I should have turned and went back inside then. Left him without saying anything more. Made a grand exit. But I stood there. Because I knew once I walked away that was it. I may never see him again and I just couldn’t let him go yet.
“I’m sorry,” were his choice words.
“Me too, Nate Finlay.” Then I forced my feet to move, my heart to let go and my brain to shut up. Getting inside was vital. I didn’t trust my mouth not to blurt out something I’d regret. Something stupid, like begging him to love me. To just try. That was something he should want to do. Not something I should have to beg for. My mother was the center of my father’s world. They loved us kids but we knew they adored each other. It gave us security and also showed us what the “real thing” was supposed to look like.
One day I’d find a man to love me that way. As much as my heart wished it were Nate, I knew it wasn’t. And that was going to hurt for a very long time.
Nate Finlay
I WAS GOING to end up drinking myself into an early grave. They’d find me dead on the side of the road. Or maybe my liver would fail. Heck, I was in Alabama. There was a good chance I’d say the wrong thing to some guy and he’d blow the top of my head off. Fuck, if I cared.

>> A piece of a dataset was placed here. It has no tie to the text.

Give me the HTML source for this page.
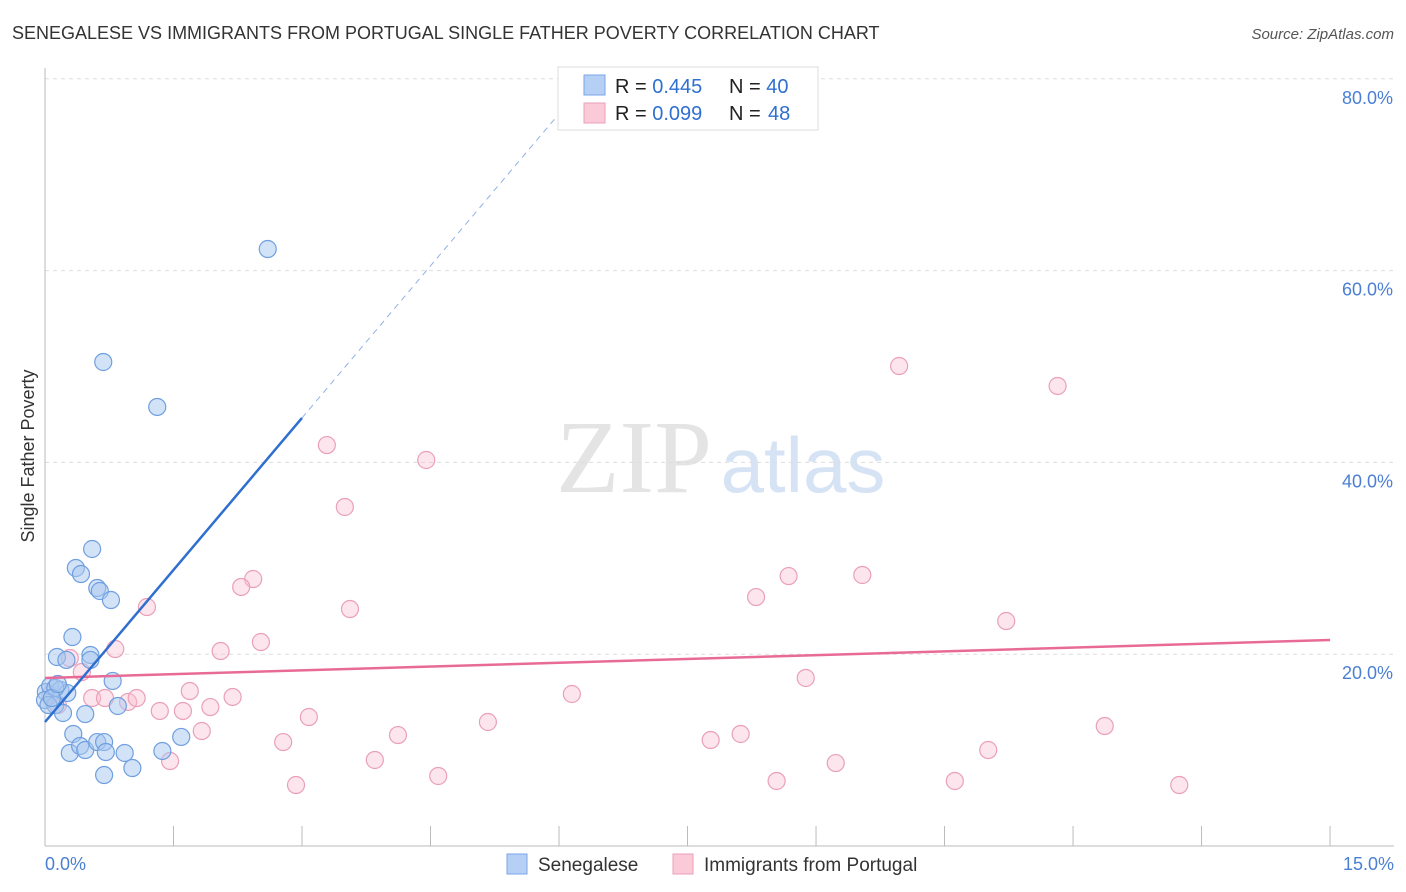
<!DOCTYPE html>
<html><head><meta charset="utf-8"><style>
body{margin:0;background:#fff;font-family:"Liberation Sans",sans-serif}
svg{display:block}
</style></head><body>
<svg width="1406" height="892">
<text x="12" y="39" font-size="18" fill="#333">SENEGALESE VS IMMIGRANTS FROM PORTUGAL SINGLE FATHER POVERTY CORRELATION CHART</text>
<text x="1394" y="39" font-size="15" fill="#555" font-style="italic" text-anchor="end">Source: ZipAtlas.com</text>
<g>
<text x="634" y="492" font-family="Liberation Serif" font-size="104" fill="#e4e4e4" text-anchor="middle">ZIP</text>
<text x="803" y="492" font-size="78" fill="#d6e3f5" text-anchor="middle">atlas</text>
</g>
<g id="grid"></g>
<g id="axes"></g>
<g id="marks"></g>
<text transform="translate(34,456) rotate(-90)" font-size="18" fill="#333" text-anchor="middle">Single Father Poverty</text>
<text x="45" y="870" font-size="18" fill="#4a7fd4">0.0%</text>
<text x="1394" y="870" font-size="18" fill="#4a7fd4" text-anchor="end">15.0%</text>
<g>
<rect x="558" y="67" width="260" height="63" fill="#fff" stroke="#ddd"/>
<rect x="584" y="75" width="21" height="20" fill="#b5cff5" stroke="#7aa6e6"/>
<rect x="584" y="103" width="21" height="20" fill="#fbcad8" stroke="#eaa0b8"/>
<text x="615" y="93" font-size="20" fill="#222">R = <tspan fill="#2f6fd0">0.445</tspan></text>
<text x="729" y="93" font-size="20" fill="#222">N = <tspan fill="#2f6fd0">40</tspan></text>
<text x="615" y="120" font-size="20" fill="#222">R = <tspan fill="#2f6fd0">0.099</tspan></text>
<text x="729" y="120" font-size="20" fill="#222">N = <tspan fill="#2f6fd0" x="768">48</tspan></text>
</g>
<g>
<rect x="507" y="854" width="20" height="20" fill="#b5cff5" stroke="#7aa6e6"/>
<text x="538" y="871" font-size="19" fill="#333">Senegalese</text>
<rect x="673" y="854" width="20" height="20" fill="#fbcad8" stroke="#eaa0b8"/>
<text x="704" y="871" font-size="19" fill="#333">Immigrants from Portugal</text>
</g>
</svg>
<script>
const yTicks=[20,40,60,80];
const yTickLabels=["20.0%","40.0%","60.0%","80.0%"];
const xTicks=[0,1.5,3,4.5,6,7.5,9,10.5,12,13.5,15];
const senX=[2.60,0.68,1.31,0.55,0.36,0.42,0.61,0.64,0.77,0.32,0.14,0.25,0.53,0.79,0.01,0.06,0.18,0.26,0.00,0.12,0.21,0.47,0.85,1.59,0.33,0.29,0.41,0.47,0.61,0.69,0.71,0.93,1.37,1.02,0.69,0.12,0.04,0.08,0.15,0.53];
const senY=[62.25,50.47,45.78,30.97,28.99,28.36,26.90,26.59,25.65,21.79,19.71,19.40,19.92,17.21,16.06,16.68,16.27,15.95,15.22,14.70,13.87,13.76,14.60,11.37,11.68,9.70,10.43,10.01,10.84,10.84,9.80,9.70,9.91,8.13,7.40,16.48,14.70,15.43,16.89,19.40];
const porX=[9.97,11.82,3.29,4.45,3.50,2.43,2.29,3.56,1.19,8.68,9.54,8.30,11.22,2.52,2.05,0.82,0.29,0.43,1.69,0.55,0.70,0.97,1.07,2.19,1.34,1.61,1.93,6.15,8.88,1.83,3.08,5.17,12.37,2.78,4.12,7.77,8.12,11.01,3.85,1.46,9.23,4.59,2.93,8.54,10.62,13.24,0.15,0.06];
const porY=[50.05,47.97,41.81,40.25,35.35,27.84,27.01,24.71,24.92,28.15,28.26,25.96,23.46,21.27,20.33,20.54,19.60,18.14,16.16,15.43,15.43,15.02,15.43,15.54,14.08,14.08,14.49,15.85,17.52,11.99,13.45,12.93,12.51,10.84,11.57,11.05,11.68,10.01,8.97,8.86,8.65,7.30,6.36,6.78,6.78,6.36,14.70,15.75];
const senTrend=[12.93,10.57]; // intercept, slope
const porTrend=[17.52,0.264];
const NS="http://www.w3.org/2000/svg";
const X=v=>45+v*85.67, Y=v=>846-v*9.59;
function mk(t,a,p){const e=document.createElementNS(NS,t);for(const k in a)e.setAttribute(k,a[k]);p.appendChild(e);return e;}
const grid=document.getElementById('grid'),axes=document.getElementById('axes'),marks=document.getElementById('marks');
yTicks.forEach((t,i)=>{
 const l=mk('line',{x1:45,x2:1394,y1:Y(t),y2:Y(t),stroke:'#ddd','stroke-dasharray':'4,4'},grid);
 
 
 const tx=mk('text',{x:1393,y:Y(t)+25,'font-size':18,fill:'#4a7fd4','text-anchor':'end'},grid);
 tx.textContent=yTickLabels[i];
 
 
});
let a=mk('line',{x1:45,x2:45,y1:68,y2:846,stroke:'#bbb'},axes);


a=mk('line',{x1:45,x2:1394,y1:846,y2:846,stroke:'#bbb'},axes);


xTicks.forEach(t=>{const l=mk('line',{x1:X(t),x2:X(t),y1:826,y2:846,stroke:'#bbb'},axes);
 
 });
function pts(xs,ys,fill,stroke,name){xs.forEach((x,i)=>{const c=mk('circle',{cx:X(x),cy:Y(ys[i]),r:8.5,fill:fill,stroke:stroke,'stroke-width':1.2},marks);
 
 });}
pts(porX,porY,'rgba(248,190,208,0.4)','#eaa0b8','portugal-point');
pts(senX,senY,'rgba(168,199,240,0.5)','#6f9fe0','senegalese-point');
let t=mk('line',{x1:X(0),y1:Y(porTrend[0]),x2:X(15),y2:Y(porTrend[0]+porTrend[1]*15),stroke:'#e86b97','stroke-width':2.5},marks);


t=mk('line',{x1:X(0),y1:Y(senTrend[0]),x2:X(3),y2:Y(senTrend[0]+senTrend[1]*3),stroke:'#2f6fd0','stroke-width':2.5},marks);


const xe=(80-senTrend[0])/senTrend[1];
t=mk('line',{x1:X(3),y1:Y(senTrend[0]+senTrend[1]*3),x2:X(xe),y2:Y(80),stroke:'#8fb2e8','stroke-width':1,'stroke-dasharray':'6,5'},marks);


</script>
</body></html>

With that thought, I took another swig from the bottle of Maker’s Mark in my hand. Currently, this was how I dealt with life. When I was sober, I thought about Bliss. Who was I kidding? I was hammered and thought about Bliss. It just hurt less with the numbness the alcohol delivered.
Octavia hadn’t said much about Bliss quitting. Her response when I asked her the next day was “oh, she quit. I’ll replace her soon enough.” She hadn’t even given me the reason. I fucking knew the reason, but the fact Octavia was keeping it from me pissed me off.
But then everything about Octavia was beginning to piss me off. I was in a state of constant annoyance.
I took another drink. I was parked outside Live Bay. I thought about going inside but figured this bottle and my truck would do just fine for the moment. I didn’t need a crowd to witness this level of low.
When Octavia had left today after hiring some thirty-year-old soccer mom who didn’t have a clue what was going on, I figured I could either go back to Rosemary Beach or I could drink. I chose the drink.
Simply because leaving Sea Breeze meant leaving Bliss. And although I hadn’t seen her in five days the idea of being that far away from her was like a sharp pain in my chest. Which was also a reason to drink. So drink I did.
Leaning back in my seat I watched the people going inside laughing and having a damn ole good time. They weren’t like me. They were here because it was fun. This was a jolly fucking good time. I held out my bottle and said a cheers to the idiots outside. They couldn’t see me through the tint in my windows and the darkness outside but I did it anyway. Made me feel less alone.